The case is an unusual one. The section under discussion, section 31 of the Finance Act, 1933, is clearly a remedial section, if that is a proper description of a section intended to bring further subject-matter within the ambit of taxation. It is at least clear what is the gap that is intended to be filled and hardly less clear how it is intended to fill that gap. Yet I can come to no other conclusion than that the language of the section fails to achieve its apparent purpose, and I must decline to insert words or phrases which might succeed where the draftsman failed.

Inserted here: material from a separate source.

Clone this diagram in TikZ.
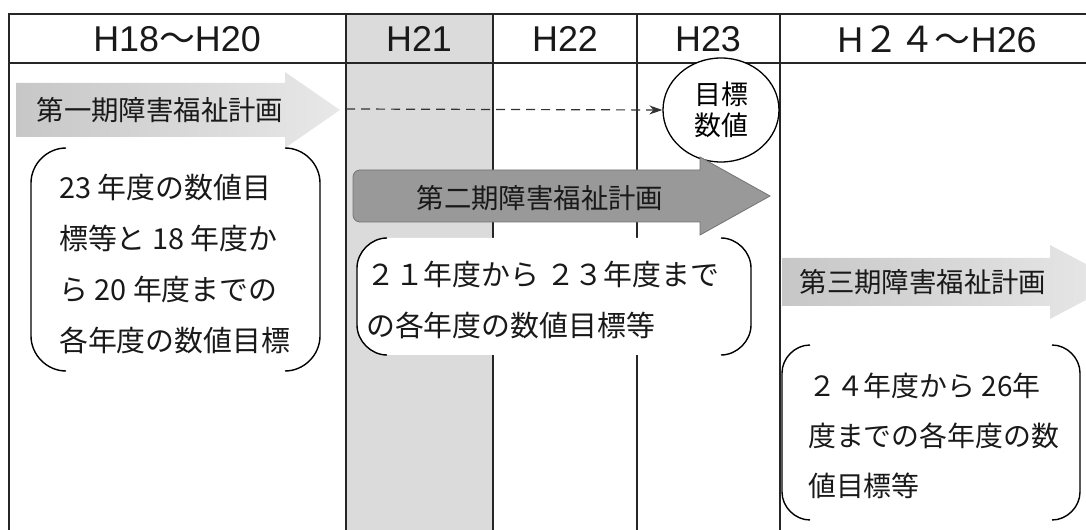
\documentclass[tikz,border=0pt]{standalone}
\usepackage{fontspec}
\setmainfont{Noto Sans CJK JP}
\newfontfamily\latinhead{Liberation Sans}
\usetikzlibrary{arrows.meta,shapes.geometric}
\begin{document}
\begin{tikzpicture}[x=1bp,y=-1bp,
  tline/.style={draw=black!85, line width=1.2bp},
  colfill/.style={fill=black!14},
  lightarrow/.style={left color=black!22, right color=black!9, draw=none},
  darkarrow/.style={fill=black!40, draw=black!55, line width=0.8bp},
  bracket/.style={draw=black, line width=1.4bp},
  headtxt/.style={font=\fontsize{36}{40}\selectfont, text=black!90, inner sep=0},
  lbl/.style={font=\fontsize{27.5}{32}\selectfont, text=black!90, inner sep=0},
  boxtext/.style={font=\fontsize{29}{51}\selectfont, align=left, anchor=west, inner sep=0, text=black!90},
  goalstyle/.style={ellipse, draw=black, line width=1.3bp, fill=white, minimum width=116bp, minimum height=104bp, inner sep=0, align=center, font=\fontsize{27}{31}\selectfont},
  dasharrow/.style={draw=black!80, line width=1.2bp, dash pattern=on 9bp off 6bp, -{Stealth[length=13bp,width=9bp]}},
]
\path[use as bounding box] (0,0) rectangle (1086,530);
\clip (0,0) rectangle (1086,530);

% shaded H21 column
\fill[colfill] (346,14) rectangle (493,530);

% table grid
\draw[tline] (9,530) -- (9,14) -- (1086,14);
\draw[tline] (9,63) -- (1086,63);
\draw[tline] (346,14) -- (346,530);
\draw[tline] (493,14) -- (493,530);
\draw[tline] (637,14) -- (637,530);
\draw[tline] (780,14) -- (780,530);

% headers
\node[headtxt] (h1) at (177,39) {{\latinhead H18}～{\latinhead H20}};
\node[headtxt] (h2) at (419,39) {\latinhead H21};
\node[headtxt] (h3) at (565,39) {\latinhead H22};
\node[headtxt] (h4) at (708,39) {\latinhead H23};
\node[headtxt] (h5) at (937,39) {{\latinhead H}２４～{\latinhead H26}};

% first plan arrow
\path[lightarrow] (16,83) -- (285,83) -- (285,72) -- (340,110) -- (285,148) -- (285,137) -- (16,137) -- cycle;
\node[lbl] (p1) at (160,110) {第一期障害福祉計画};

% goal circle and dashed arrow
\node[goalstyle] (goal) at (721,110) {目標\\数値};
\coordinate (dstart) at (346,109);
\draw[dasharrow] (dstart) -- (goal.west);

% box 1
\draw[bracket] (66,148) .. controls (47,148) and (31,164) .. (31,183) -- (31,336) .. controls (31,355) and (47,371) .. (66,371);
\draw[bracket] (285,148) .. controls (304,148) and (320,164) .. (320,183) -- (320,336) .. controls (320,355) and (304,371) .. (285,371);
\node[boxtext] (t1) at (59,264) {23 年度の数値目\\標等と 18 年度か\\ら 20 年度までの\\各年度の数値目標};

% second plan arrow
\path[darkarrow] (500,170) -- (700,170) -- (700,157) -- (770,196) -- (700,235) -- (700,222) [rounded corners=7bp] -- (353,222) -- (353,170) [sharp corners] -- cycle;
\node[lbl] (p2) at (540,198) {第二期障害福祉計画};

% box 2
\fill[white] (387,238) .. controls (371,238) and (357,252) .. (357,268) -- (357,325) .. controls (357,341) and (371,355) .. (387,355) -- (721,355) .. controls (737,355) and (751,341) .. (751,325) -- (751,268) .. controls (751,252) and (737,238) .. (721,238) -- cycle;
\draw[bracket] (387,238) .. controls (371,238) and (357,252) .. (357,268) -- (357,325) .. controls (357,341) and (371,355) .. (387,355);
\draw[bracket] (721,238) .. controls (737,238) and (751,252) .. (751,268) -- (751,325) .. controls (751,341) and (737,355) .. (721,355);
\node[boxtext] (t2) at (366,300) {２１年度から ２３年度まで\\の各年度の数値目標等};

% third plan arrow
\path[lightarrow] (782,258) -- (1050,258) -- (1050,245) -- (1120,282) -- (1050,319) -- (1050,306) -- (782,306) -- cycle;
\node[lbl] (p3) at (923,282) {第三期障害福祉計画};

% box 3
\draw[bracket] (810,345) .. controls (795,345) and (782,358) .. (782,373) -- (782,492) .. controls (782,507) and (795,520) .. (810,520);
\draw[bracket] (1052,345) .. controls (1067,345) and (1080,358) .. (1080,373) -- (1080,492) .. controls (1080,507) and (1067,520) .. (1052,520);
\node[boxtext, font=\fontsize{28}{50}\selectfont] (t3) at (808,436) {２４年度から 26年\\度までの各年度の数\\値目標等};
\end{tikzpicture}
\end{document}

I need not restate the facts of the present case or the history of judicial decisions which led to the enactment here in question. The vital words for your Lordships’ consideration are “a profit or surplus arising from transactions of the company or society with its members which would be included in profits or gains for the purposes of that provision or rule” (i.e., under Case I of Schedule D) “if those transactions were transactions with non-members.” The Attorney-General argued, and there was, I think, some force in his argument, that in the passage I have cited the expression “non-members” means persons who are not contributors to and participators in a mutual insurance scheme, and does not mean persons who are in the strict sense not members of a company or society according to its constitution or rules. The badge of membership, he said, for the purpose of this section is contribution and participation in some mutual scheme. I do not think it necessary to decide this question, which may in other connexions have far-reaching importance. For, assuming for this purpose that the argument is so far well founded, the Attorney-General is still faced with a difficulty which appears to me, as it did to the learned Lord President, to be insuperable. For the hypothetical profit or surplus with which the section deals is one that is assumed to arise out of “those transactions” with “non-members.” What are “those transactions”? They are ex hypothesitransactions in which the element of mutuality is an integral, essential and inseparable part. How then can the two factors coalesce? On the one hand a transaction in which mutuality is essential, on the other hand a party to that transaction who by the postulated definition of non-member is excluded from any transaction which involves just that element of mutuality. It follows that upon an initial assumption in favour of the Attorney-General the section becomes meaningless and the hypothetical profit or surplus indeterminable. The appeal must, in my opinion, be dismissed.

LORD UTHWATT .—This case was dealt with by the First Division of the Court of Session and argued in this House by the appellants upon the assumption—dictated by the form of the case stated—that the relevant terms of the contracts of insurance between the company and its members were such that, apart from section 31 of the Finance Act, 1933, no taxable profit could thereby arise to the company. Into the validity of this assumption it is not permissible to enter. The assumption implies that in the case of a member all those terms in the articles of association which secure to him rights in respect of surplus contributions—as those articles stand at the date of his contract of insurance—enter into and form part of the contract of insurance. The member therefore as respects surplus contributions can rely not only on his rights as a member of the company under the articles but also on his contractual rights.

Upon the construction of section 31 it is, in light of the definition of company or society, beyond dispute that the members there referred to are members of the company or society under consideration. The subsection brings within the compass of profits or gains for purposes, of income tax the surplus which would arise if transactions with members were transactions with non-members. The status of membership and all that results from that status are to be ruled out. But, there the section stops. The ruling out of the status of membership and its consequences leaves unaffected the substance of the contract and in that there is inherent the right in respect of surplus contributions. There is therefore—on the assumption made—no sum finding its origin in payments under the contract which can enter into the “profit or surplus” referred to in the section. I would dismiss the appeal.